Interrogé par Reporterre, le président de l’Autorité de sûreté nucléaire, Pierre-Franck Chevet, a confirmé cette information lors de la conférence de presse du mercredi 28 juin : « Les pièces des EPR chinois sont potentiellement concernées, car elles ont été forgées selon le même procédé, à l’usine Areva du Creusot. À quel point elles le sont, nous l’ignorons. » L’Institut de radioprotection et de sûreté nucléaire (IRSN) se serait montré plus catégorique : « Depuis le début, ils suivent de près nos expertises et les leurs ont conduit aux mêmes résultats que les nôtres », aurait confié un représentant de l’organe technique de l’ASN à BFM Business. Pour rappel, la cuve de l’EPR de Flamanville avait été forgée selon un nouveau protocole, qui a entraîné des concentrations de carbone anormalement élevées dans certaines zones de la pièce. Des tests menés par Areva ont démontré que l’acier était moins résistant en ces endroits et que des fissures pouvaient s’y propager plus facilement.

« Toutes les informations ont été transmises aux homologues chinois »

Pierre-Franck Chevet précise que « tous nos homologues étrangers, en particulier les homologues chinois, ont été associés dès le départ aux discussions concernant l’EPR. Nos homologues chinois ont participé à toutes les étapes de l’instruction, nous leur avons donné toutes les informations et le rapport traduit en anglais, et ils étaient physiquement présents à la réunion du GPESPN ». Ainsi, si les cuves des EPR de Taishan présentaient la même anomalie de concentration de carbone dans l’acier que celle de l’EPR de Flamanville, « les Chinois ont tous les éléments pour prendre position », assure M. Chevet.

Le président de l’Autorité de sûreté nucléaire, Pierre-Franck Chevet, mercredi 28 juin, à Montrouge (Hauts-de-Seine).

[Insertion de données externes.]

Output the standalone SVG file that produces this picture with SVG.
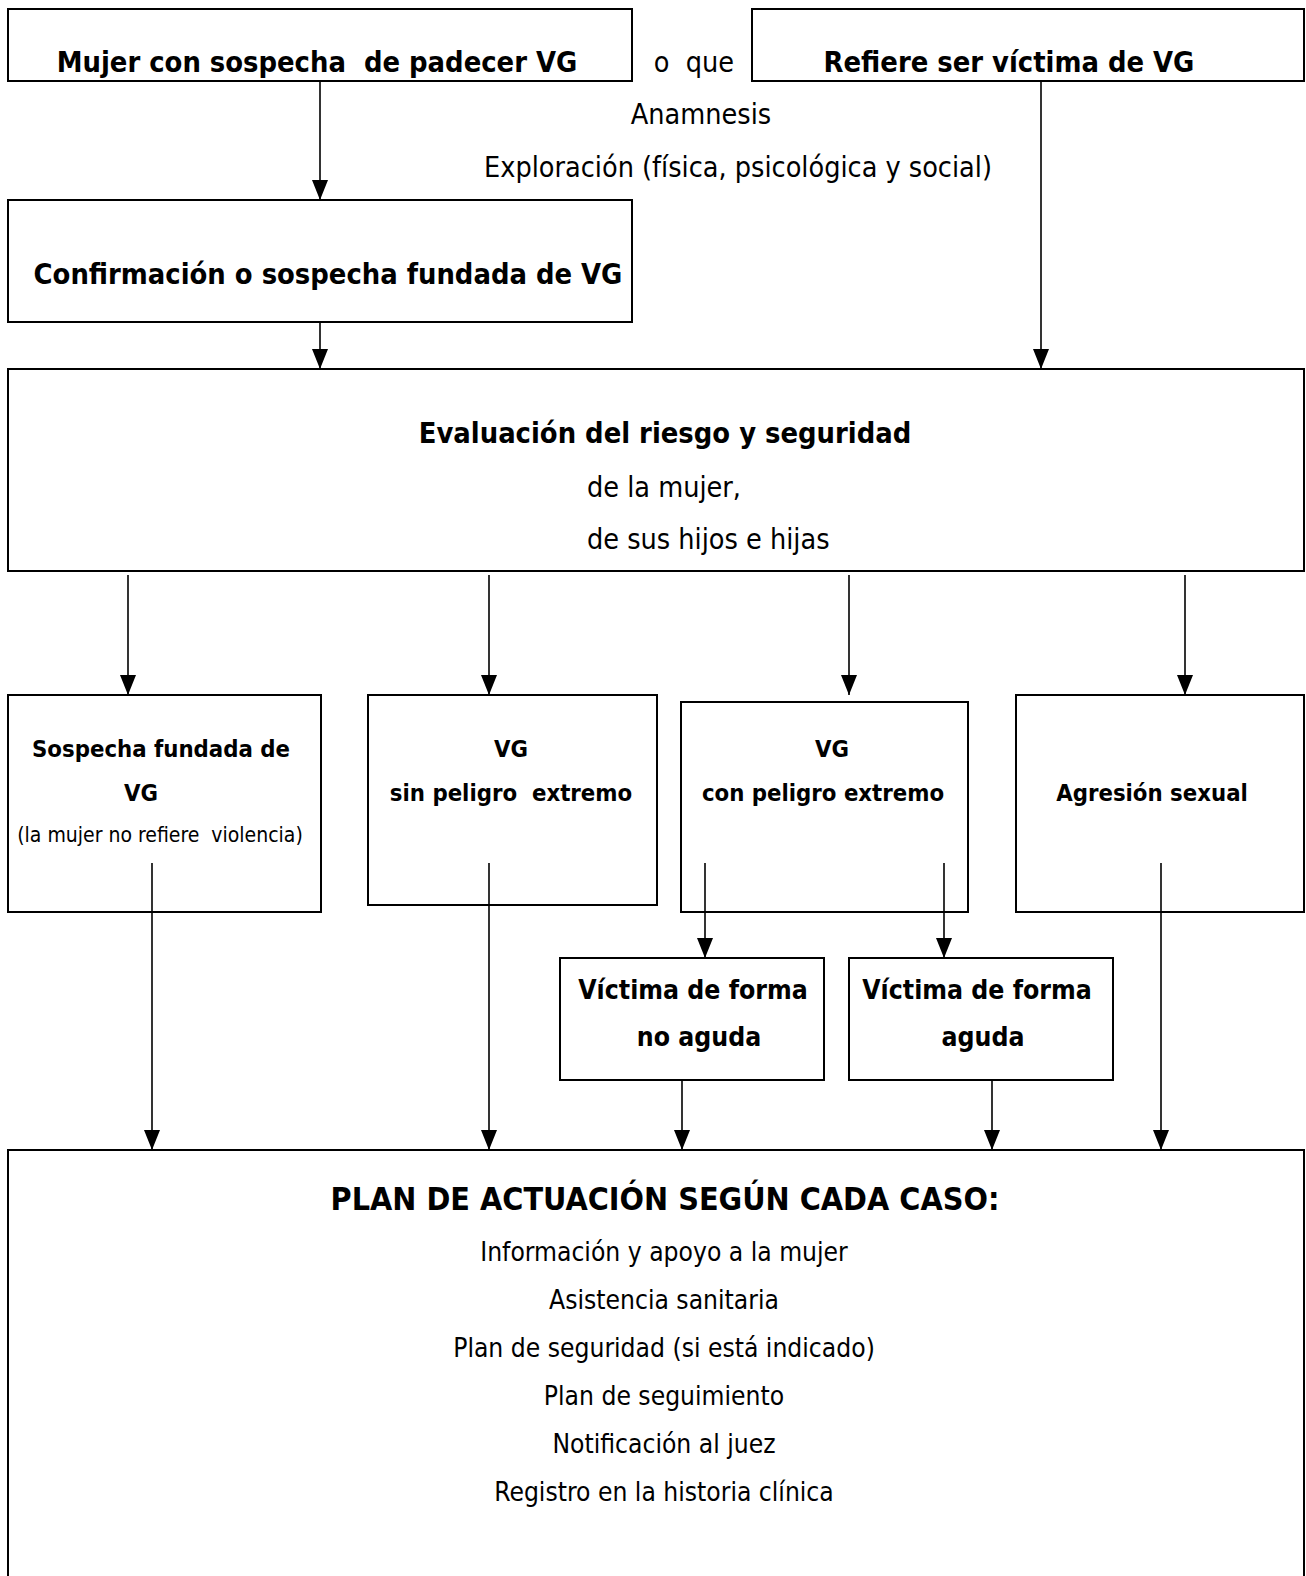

EDF, qui gère avec CGNPC le chantier des EPR de Taishan, s’est montré tout aussi évasif lors de la conférence de presse qu’a tenue l’électricien mercredi 28 juin. « EDF a su faire profiter Taishan de toute la démarche de justification menée par Flamanville », a simplement indiqué Laurent Thieffry, directeur du projet Flamanville 3. Concrètement, l’électricien français va-t-il devoir remplacer les couvercles des cuves chinoises ? « Il reviendra à l’exploitant chinois de se prononcer en lien avec l’autorité de sûreté nucléaire chinoise, a botté en touche M. Thieffry. La différence est qu’EDF est exploitant de Flamanville mais pas de Taishan : nous devons donc attendre la décision de la CGNPC. » De son côté, Areva, propriétaire de l’usine du Creusot où ont été forgées les cuves des EPR de Flamanville et Taishan, interrogé par Reporterre, n’a pas souhaité communiquer, disant qu’il revenait à l’autorité de sûreté nucléaire chinoise et à l’exploitant chinois de le faire. Contactés par Reporterre, ces derniers n’avaient pas encore répondu à nos questions jeudi après-midi.

Les deux EPR de Taishan, d’une puissance de 1.750 mégawatts chacun, ont été vendus par Areva à la Chine en novembre 2007. Prix de la transaction, huit milliards d’euros, combustible compris. Le chantier a débuté en 2009 et les cuves installées le 5 juin 2012 et le 30 octobre 2014 respectivement, pour une mise en service initialement prévue en 2013 pour la première tranche et en 2015 pour la seconde. Mais, à l’instar des EPR français et finlandais, le chantier accuse un sérieux retard. Fin février dernier, CGNPC annonçait un nouveau report de la mise en service des réacteurs, désormais prévue au second semestre 2017 et dans la première moitié de 2018. Cette décision est intervenue après « une évaluation complète du plan de construction technique et des risques », avait alors expliqué le groupe chinois. Alors qu’aucun autre EPR n’est en fonctionnement dans le monde, le projet Taishan « mènera plus de vérifications concernant sa conception et ses équipements, ce qui nécessite une phase de construction technique plus longue ».